[What to do]: Exactly the lines from the line holding "Generate a Python" to the line holding "from bokeh.resources import INLINE", both lines included, are to be echoed; pictures are not.

[Material to process]:
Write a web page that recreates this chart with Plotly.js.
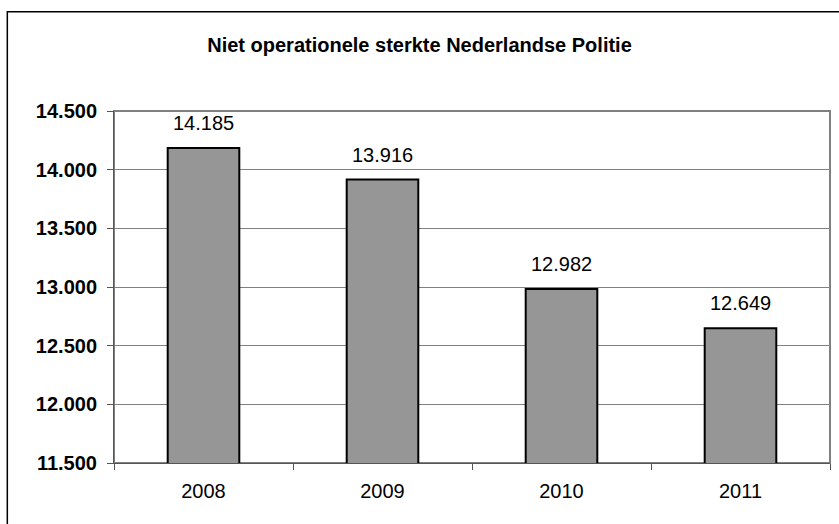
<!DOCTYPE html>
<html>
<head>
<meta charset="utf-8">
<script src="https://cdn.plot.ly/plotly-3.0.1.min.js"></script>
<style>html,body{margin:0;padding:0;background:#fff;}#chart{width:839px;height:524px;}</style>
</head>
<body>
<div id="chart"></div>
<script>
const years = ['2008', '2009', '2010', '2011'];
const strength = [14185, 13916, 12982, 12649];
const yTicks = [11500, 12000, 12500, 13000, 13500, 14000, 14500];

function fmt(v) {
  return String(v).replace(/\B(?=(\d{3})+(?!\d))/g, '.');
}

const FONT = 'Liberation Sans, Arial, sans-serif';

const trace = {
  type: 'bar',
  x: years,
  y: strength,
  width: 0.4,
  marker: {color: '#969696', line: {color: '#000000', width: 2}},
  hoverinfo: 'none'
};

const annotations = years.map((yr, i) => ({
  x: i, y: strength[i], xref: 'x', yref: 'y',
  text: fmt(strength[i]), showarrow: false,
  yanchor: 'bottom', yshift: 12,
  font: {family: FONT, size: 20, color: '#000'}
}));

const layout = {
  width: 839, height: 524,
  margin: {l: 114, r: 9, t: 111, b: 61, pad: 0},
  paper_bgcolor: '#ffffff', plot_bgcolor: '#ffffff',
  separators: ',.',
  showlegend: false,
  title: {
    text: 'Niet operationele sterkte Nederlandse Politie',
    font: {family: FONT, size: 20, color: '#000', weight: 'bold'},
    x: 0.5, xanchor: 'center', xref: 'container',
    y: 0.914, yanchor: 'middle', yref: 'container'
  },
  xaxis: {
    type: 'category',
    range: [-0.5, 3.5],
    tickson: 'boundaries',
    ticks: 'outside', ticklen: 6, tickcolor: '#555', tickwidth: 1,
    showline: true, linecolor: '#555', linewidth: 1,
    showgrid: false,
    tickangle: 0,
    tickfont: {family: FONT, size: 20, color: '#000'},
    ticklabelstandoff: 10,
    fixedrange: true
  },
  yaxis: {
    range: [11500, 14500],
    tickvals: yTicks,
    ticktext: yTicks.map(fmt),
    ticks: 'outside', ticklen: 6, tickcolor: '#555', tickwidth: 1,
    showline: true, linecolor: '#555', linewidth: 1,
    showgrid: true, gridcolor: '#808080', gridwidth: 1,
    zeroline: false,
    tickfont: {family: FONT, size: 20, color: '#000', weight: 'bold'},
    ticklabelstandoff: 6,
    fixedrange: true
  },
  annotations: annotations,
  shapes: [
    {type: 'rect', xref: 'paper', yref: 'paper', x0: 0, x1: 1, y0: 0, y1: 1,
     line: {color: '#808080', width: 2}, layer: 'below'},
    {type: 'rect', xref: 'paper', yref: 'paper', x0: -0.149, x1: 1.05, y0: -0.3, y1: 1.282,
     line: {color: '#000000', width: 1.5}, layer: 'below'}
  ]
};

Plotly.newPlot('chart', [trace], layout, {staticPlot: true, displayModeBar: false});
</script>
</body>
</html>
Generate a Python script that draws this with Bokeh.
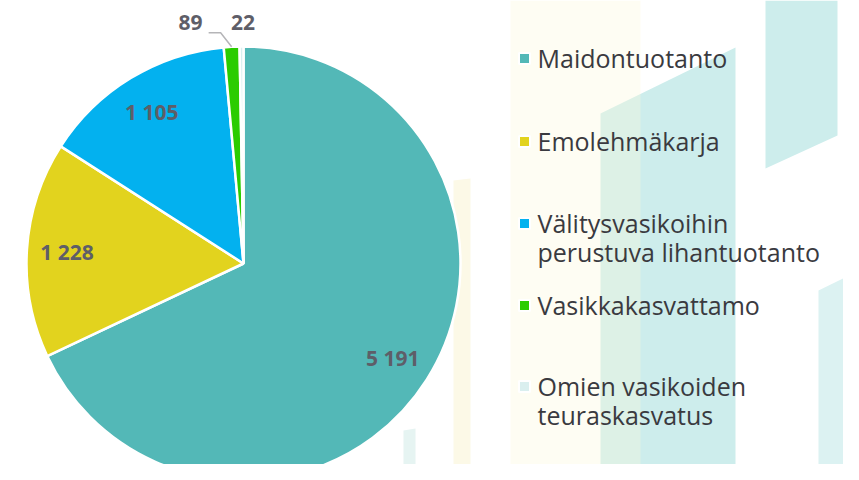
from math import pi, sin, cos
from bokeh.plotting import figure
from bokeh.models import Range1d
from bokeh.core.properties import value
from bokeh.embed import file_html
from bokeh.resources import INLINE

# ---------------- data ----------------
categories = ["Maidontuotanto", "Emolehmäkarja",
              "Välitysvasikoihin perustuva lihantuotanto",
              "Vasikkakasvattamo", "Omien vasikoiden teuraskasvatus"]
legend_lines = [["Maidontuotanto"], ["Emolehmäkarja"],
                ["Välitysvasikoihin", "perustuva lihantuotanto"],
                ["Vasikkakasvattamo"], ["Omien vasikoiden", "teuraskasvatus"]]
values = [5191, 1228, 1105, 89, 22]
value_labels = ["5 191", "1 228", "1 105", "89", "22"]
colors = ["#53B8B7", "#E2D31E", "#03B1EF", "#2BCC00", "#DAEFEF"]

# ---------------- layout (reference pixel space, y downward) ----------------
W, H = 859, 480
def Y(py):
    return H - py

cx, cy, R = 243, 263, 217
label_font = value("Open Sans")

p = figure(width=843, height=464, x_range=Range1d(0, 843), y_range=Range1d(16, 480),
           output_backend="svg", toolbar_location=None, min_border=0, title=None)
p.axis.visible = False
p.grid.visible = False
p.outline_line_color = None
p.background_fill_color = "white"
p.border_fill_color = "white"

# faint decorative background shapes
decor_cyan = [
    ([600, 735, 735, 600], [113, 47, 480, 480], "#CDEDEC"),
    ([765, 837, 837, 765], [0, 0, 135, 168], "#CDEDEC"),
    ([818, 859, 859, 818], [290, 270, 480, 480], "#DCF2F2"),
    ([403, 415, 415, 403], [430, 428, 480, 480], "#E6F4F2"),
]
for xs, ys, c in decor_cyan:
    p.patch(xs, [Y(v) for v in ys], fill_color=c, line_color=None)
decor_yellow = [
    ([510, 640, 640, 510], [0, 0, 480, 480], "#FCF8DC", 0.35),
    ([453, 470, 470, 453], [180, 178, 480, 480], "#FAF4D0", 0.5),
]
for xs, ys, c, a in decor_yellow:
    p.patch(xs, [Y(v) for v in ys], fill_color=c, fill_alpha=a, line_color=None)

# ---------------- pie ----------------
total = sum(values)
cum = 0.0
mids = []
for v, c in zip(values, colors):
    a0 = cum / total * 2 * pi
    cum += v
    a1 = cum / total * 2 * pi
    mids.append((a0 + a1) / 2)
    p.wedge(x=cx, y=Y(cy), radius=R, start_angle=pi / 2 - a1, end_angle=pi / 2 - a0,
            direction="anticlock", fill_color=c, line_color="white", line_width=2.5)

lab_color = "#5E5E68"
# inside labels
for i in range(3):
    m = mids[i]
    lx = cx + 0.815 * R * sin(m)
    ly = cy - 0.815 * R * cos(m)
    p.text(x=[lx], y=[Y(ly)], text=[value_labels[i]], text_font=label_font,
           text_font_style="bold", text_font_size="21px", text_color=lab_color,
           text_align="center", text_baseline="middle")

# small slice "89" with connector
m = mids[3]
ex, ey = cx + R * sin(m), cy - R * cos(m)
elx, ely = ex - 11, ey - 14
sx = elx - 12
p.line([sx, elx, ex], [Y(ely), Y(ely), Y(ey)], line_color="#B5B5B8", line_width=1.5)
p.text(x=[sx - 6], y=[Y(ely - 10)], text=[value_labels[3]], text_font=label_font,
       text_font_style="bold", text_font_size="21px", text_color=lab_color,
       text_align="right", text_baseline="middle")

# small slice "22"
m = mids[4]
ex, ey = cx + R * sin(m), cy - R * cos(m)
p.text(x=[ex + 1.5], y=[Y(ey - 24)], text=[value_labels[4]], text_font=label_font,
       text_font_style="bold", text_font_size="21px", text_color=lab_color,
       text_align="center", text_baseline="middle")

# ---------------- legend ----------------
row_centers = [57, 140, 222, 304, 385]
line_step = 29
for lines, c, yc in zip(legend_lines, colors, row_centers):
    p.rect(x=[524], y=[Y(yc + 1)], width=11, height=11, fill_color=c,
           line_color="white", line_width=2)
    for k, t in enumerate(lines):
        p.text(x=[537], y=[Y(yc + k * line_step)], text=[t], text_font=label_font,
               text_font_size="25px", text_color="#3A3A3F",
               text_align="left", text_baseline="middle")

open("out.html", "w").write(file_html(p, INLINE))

--

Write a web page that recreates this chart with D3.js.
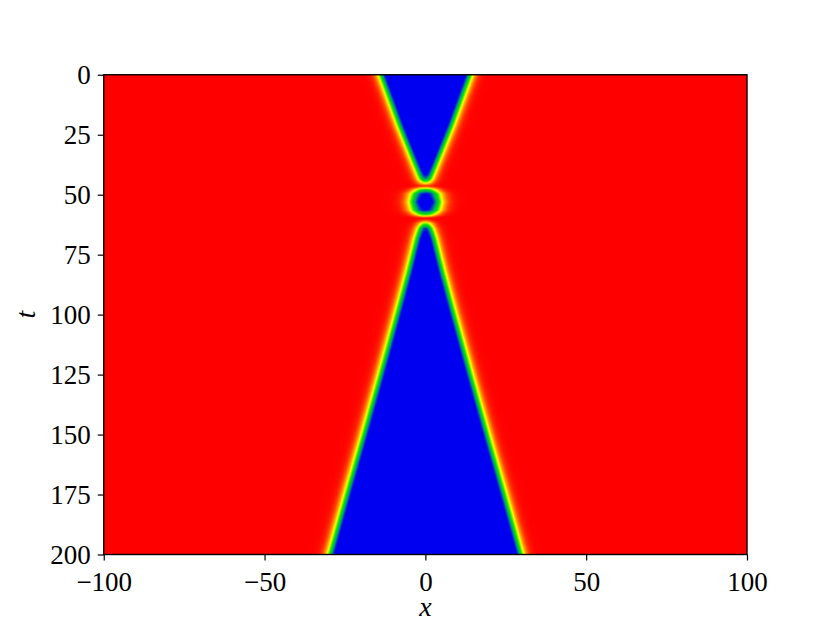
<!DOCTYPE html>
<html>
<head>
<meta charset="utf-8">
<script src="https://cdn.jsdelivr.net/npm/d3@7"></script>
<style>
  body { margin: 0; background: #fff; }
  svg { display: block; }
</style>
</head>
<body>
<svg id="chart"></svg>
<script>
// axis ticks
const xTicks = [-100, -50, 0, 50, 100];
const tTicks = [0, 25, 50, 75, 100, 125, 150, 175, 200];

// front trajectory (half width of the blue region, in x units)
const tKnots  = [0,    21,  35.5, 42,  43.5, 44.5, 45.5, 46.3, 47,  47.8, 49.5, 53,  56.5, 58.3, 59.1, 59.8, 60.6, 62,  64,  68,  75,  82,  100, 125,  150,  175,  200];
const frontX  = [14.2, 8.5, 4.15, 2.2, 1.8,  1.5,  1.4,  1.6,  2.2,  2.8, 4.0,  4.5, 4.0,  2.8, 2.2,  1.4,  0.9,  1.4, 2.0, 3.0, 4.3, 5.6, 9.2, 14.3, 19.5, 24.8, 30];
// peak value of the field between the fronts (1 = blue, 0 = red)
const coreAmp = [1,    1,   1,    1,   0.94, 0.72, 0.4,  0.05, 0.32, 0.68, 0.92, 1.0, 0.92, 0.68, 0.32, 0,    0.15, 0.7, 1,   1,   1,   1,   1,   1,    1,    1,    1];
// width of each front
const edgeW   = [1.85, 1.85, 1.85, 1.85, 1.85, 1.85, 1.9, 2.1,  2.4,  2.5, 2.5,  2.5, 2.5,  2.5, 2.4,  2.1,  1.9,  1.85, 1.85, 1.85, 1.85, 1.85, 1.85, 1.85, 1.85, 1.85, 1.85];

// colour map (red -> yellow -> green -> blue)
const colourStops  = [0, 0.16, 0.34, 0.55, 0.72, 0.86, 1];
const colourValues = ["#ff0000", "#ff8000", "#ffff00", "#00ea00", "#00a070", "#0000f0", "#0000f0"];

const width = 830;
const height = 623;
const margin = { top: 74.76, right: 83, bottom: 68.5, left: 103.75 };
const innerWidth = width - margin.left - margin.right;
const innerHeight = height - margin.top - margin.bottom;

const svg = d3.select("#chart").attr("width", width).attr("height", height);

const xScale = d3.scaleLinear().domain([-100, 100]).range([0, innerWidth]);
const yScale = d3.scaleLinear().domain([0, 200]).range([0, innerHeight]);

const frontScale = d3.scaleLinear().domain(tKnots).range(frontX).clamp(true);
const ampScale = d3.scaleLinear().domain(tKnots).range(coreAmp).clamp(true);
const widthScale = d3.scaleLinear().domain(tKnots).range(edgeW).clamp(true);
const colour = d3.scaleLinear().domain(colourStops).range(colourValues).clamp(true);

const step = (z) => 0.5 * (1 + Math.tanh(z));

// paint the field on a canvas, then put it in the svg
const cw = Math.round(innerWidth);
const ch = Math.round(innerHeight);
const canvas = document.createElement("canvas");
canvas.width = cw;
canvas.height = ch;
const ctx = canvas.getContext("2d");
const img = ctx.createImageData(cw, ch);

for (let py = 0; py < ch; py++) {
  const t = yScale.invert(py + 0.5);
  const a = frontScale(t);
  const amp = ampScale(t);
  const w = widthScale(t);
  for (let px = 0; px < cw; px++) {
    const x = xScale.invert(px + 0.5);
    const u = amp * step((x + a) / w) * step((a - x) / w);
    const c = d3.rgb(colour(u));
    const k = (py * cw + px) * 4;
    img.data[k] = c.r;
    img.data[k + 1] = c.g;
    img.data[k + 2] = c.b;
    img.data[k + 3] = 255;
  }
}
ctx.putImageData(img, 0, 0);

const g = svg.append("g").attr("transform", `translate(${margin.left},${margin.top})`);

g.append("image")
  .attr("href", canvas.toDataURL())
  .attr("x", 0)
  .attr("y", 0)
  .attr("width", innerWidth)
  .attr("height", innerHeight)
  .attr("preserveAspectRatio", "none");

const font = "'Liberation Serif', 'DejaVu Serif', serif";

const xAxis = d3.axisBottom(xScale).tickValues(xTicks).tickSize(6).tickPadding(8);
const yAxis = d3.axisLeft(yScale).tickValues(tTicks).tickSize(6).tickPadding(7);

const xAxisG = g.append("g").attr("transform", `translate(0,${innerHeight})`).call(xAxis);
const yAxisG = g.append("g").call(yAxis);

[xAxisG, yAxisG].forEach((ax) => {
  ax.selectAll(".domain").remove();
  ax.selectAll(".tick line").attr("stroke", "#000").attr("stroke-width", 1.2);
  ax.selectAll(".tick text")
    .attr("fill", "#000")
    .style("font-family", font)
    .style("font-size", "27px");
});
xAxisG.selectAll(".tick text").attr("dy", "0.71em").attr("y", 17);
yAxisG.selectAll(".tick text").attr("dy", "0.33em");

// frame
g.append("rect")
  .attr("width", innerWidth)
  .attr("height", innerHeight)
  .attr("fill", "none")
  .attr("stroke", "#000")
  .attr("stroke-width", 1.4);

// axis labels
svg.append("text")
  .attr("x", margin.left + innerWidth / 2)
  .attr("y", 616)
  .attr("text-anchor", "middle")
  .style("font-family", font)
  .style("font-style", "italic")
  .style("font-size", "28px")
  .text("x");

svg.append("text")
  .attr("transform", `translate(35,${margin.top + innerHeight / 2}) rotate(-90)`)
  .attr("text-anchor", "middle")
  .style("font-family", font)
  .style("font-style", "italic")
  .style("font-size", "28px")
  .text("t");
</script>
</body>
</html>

[Written solution]:
Generate a Python script that draws this with Bokeh.
from math import pi, sin, cos
from bokeh.plotting import figure
from bokeh.models import Range1d
from bokeh.core.properties import value
from bokeh.embed import file_html
from bokeh.resources import INLINE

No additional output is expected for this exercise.